What is the first image that pops into your head when you hear the word “terrorist”? Does he have a bushy beard and a swarthy complexion? Is he Muslim?
Statistics do not prop up this stereotype. According to Europol, only 0.4% of “terrorist attacks” either carried out or thwarted in the EU between 2006 and 2008 could be attributed to “Islamists”. Most of the 500-per-year such incidents considered by the EU’s police office were the work of “separatist” groups in France and Spain. (The data was collated before the Basque organisation ETA announced a ceasefire in September last year).

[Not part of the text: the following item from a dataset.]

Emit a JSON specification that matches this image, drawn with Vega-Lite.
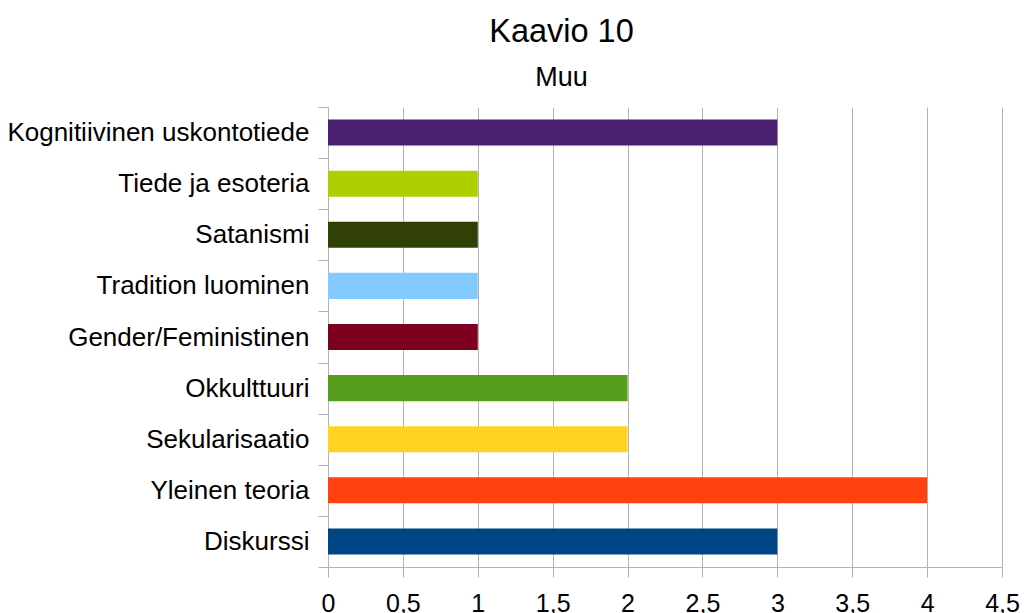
{
  "$schema": "https://vega.github.io/schema/vega-lite/v6.json",
  "autosize": "none",
  "width": 674,
  "height": 460,
  "padding": {"left": 328, "top": 107, "right": 22, "bottom": 46},
  "background": "white",
  "title": {
    "text": "Kaavio 10",
    "subtitle": "Muu",
    "anchor": "middle",
    "frame": "group",
    "dx": -103.5,
    "font": "Liberation Sans",
    "fontSize": 32.5,
    "fontWeight": "normal",
    "color": "black",
    "subtitleFont": "Liberation Sans",
    "subtitleFontSize": 27,
    "subtitleColor": "black",
    "subtitlePadding": 17,
    "offset": 3
  },
  "data": {
    "values": [
      {"kategoria": "Kognitiivinen uskontotiede", "arvo": 3, "vari": "#4b1f6f"},
      {"kategoria": "Tiede ja esoteria", "arvo": 1, "vari": "#aecf00"},
      {"kategoria": "Satanismi", "arvo": 1, "vari": "#314004"},
      {"kategoria": "Tradition luominen", "arvo": 1, "vari": "#83caff"},
      {"kategoria": "Gender/Feministinen", "arvo": 1, "vari": "#7e0021"},
      {"kategoria": "Okkulttuuri", "arvo": 2, "vari": "#579d1c"},
      {"kategoria": "Sekularisaatio", "arvo": 2, "vari": "#ffd320"},
      {"kategoria": "Yleinen teoria", "arvo": 4, "vari": "#ff420e"},
      {"kategoria": "Diskurssi", "arvo": 3, "vari": "#004586"}
    ]
  },
  "mark": {"type": "bar", "height": {"band": 0.51}},
  "encoding": {
    "y": {
      "field": "kategoria",
      "type": "nominal",
      "sort": null,
      "title": null,
      "scale": {"paddingInner": 0, "paddingOuter": 0},
      "axis": {
        "labelFont": "Liberation Sans",
        "labelFontSize": 26,
        "labelColor": "black",
        "labelPadding": 9,
        "labelLimit": 400,
        "tickBand": "extent",
        "tickSize": 10,
        "tickColor": "#b3b3b3",
        "domainColor": "#b3b3b3",
        "grid": false
      }
    },
    "x": {
      "field": "arvo",
      "type": "quantitative",
      "title": null,
      "scale": {"domain": [0, 4.5], "nice": false},
      "axis": {
        "values": [0, 0.5, 1, 1.5, 2, 2.5, 3, 3.5, 4, 4.5],
        "labelExpr": "replace(toString(datum.value), '.', ',')",
        "labelFont": "Liberation Sans",
        "labelFontSize": 25,
        "labelColor": "black",
        "labelPadding": 14,
        "labelFlush": false,
        "labelOverlap": false,
        "tickSize": 10,
        "tickColor": "#b3b3b3",
        "domainColor": "#b3b3b3",
        "grid": true,
        "gridColor": "#b3b3b3"
      }
    },
    "color": {"field": "vari", "type": "nominal", "scale": null, "legend": null}
  },
  "config": {"view": {"stroke": null}}
}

If the problem is so confined to pockets of Europe, why do our politicians misrepresent it as a global threat? And why has it become synonymous with Islam, when most of its practitioners in this continent come from a Christian background?
More to the point, what is terrorism? It wasn’t until 2002 that the EU had a collective definition of the concept. Activities deemed as “terrorist” included those with the objective of “seriously intimidating a population” and “seriously destabilising or destroying the fundamental political, constitutional, economic or social structures of a society.”
While the wars in Iraq and Afghanistan – both supported by all or many EU governments – fulfil all those criteria, the definition had a condition attached. Actions by a state or its army could not be considered as terrorist, it said.
So the official position of the EU is that terrorism is violence by the powerless, not the powerful. Given that the EU’s aversion to violence is so selective, it can be no great surprise that the Union is not only unwilling to tackle the root causes of “terrorism” but is tacitly eager to sustain the problem.
In July 2010, the European Commission issued a paper celebrating the “main achievements” of its “counter-terrorism policy”. Several of the “achievements” listed have little to do with terrorism as it is defined by the EU. These included the introduction of the European arrest warrant, which largely facilitates extradition for offences of a non-political nature. Poland, the top user of the arrest warrant system, has even invoked it in cases of petty theft.
But there is a more sinister side to the story than an effort to claim credit where it is not due. The same paper intimates that the “war on terror” can yield new business opportunities for European firms through “public-private partnerships”. Moreover, it trumpets how €1.7 billion has been allocated to “security” projects between 2007 and 2013 under the EU’s “framework programme” for scientific research. As I document in my book Europe’s Alliance With Israel, many of these research grants involve surveillance equipment that is being tested in illegal settlements in East Jerusalem and the West Bank. (Israel is the main foreign beneficiary of the Union’s research activities).
Later this week the Commission will take new steps to make sure we are all spied on. The EU’s executive is scheduled to approve new measures on the transfer of data for airline passengers flying into the Union. This will be the newest addition to a process initiated not in Europe but in Washington. Following the atrocities of 11 September 2011, George W Bush demanded that the EU hand over details about each person who travels to America.
Like lackeys, our governments and institutions are constantly repackaging the Passenger Name Record (PNR) dossier, despite how it was struck down by the European Court of Justice in 2006. The deficiencies in America’s data protection regime have not been remedied since then. Indeed, Viviane Reding, the EU’s justice commissioner, protested in December about “an apparent lack of interest on the US side to talk seriously about data protection”.
That tantrum aside, Reding has a track record of capitulating to Big Brother when the going gets tough. During 2010, she first expressed misgivings about the bulk transfer of bank account data for European citizens to the US, then gave her blessing to that transfer, after some minor concessions were granted. The concessions did nothing to address how America’s privacy legislation only offers protection against unlawful data processing to US citizens, not to foreigners.
Her colleague Cecilia Malmström, the home affairs commissioner, has a comparable reputation for flip-flopping. When she was a humble MEP in 2005, Malmström spoke eloquently of how liberty should not be sacrificed in the name of security. She opposed another law – it, too, demanded by Bush – forcing phone and internet companies to retain records on each call made or email sent by their customers. Developing extensive systems for such espionage “would be a very major encroachment on privacy, with a high risk of the systems being abused in many ways,” she said, adding: “The fact is that most of us, after all, are not criminals.”
Now that she has been promoted, Malmström has declared the exact same measures as “useful for fighting crime”. She has become so wedded to power that she tramples on the civil liberties she used to defend.
Privacy is recognised as a basic entitlement by the European Convention on Human Rights. This continent’s not-too-distant history should remind us how dangerous it is to deny that right. The former military dictatorship in Greece, for example, used to monitor the population’s political leanings by checking what newspapers they read.
If our politicians want to interfere with privacy, they need solid reasons to do so. The “war on terror” is a lousy excuse.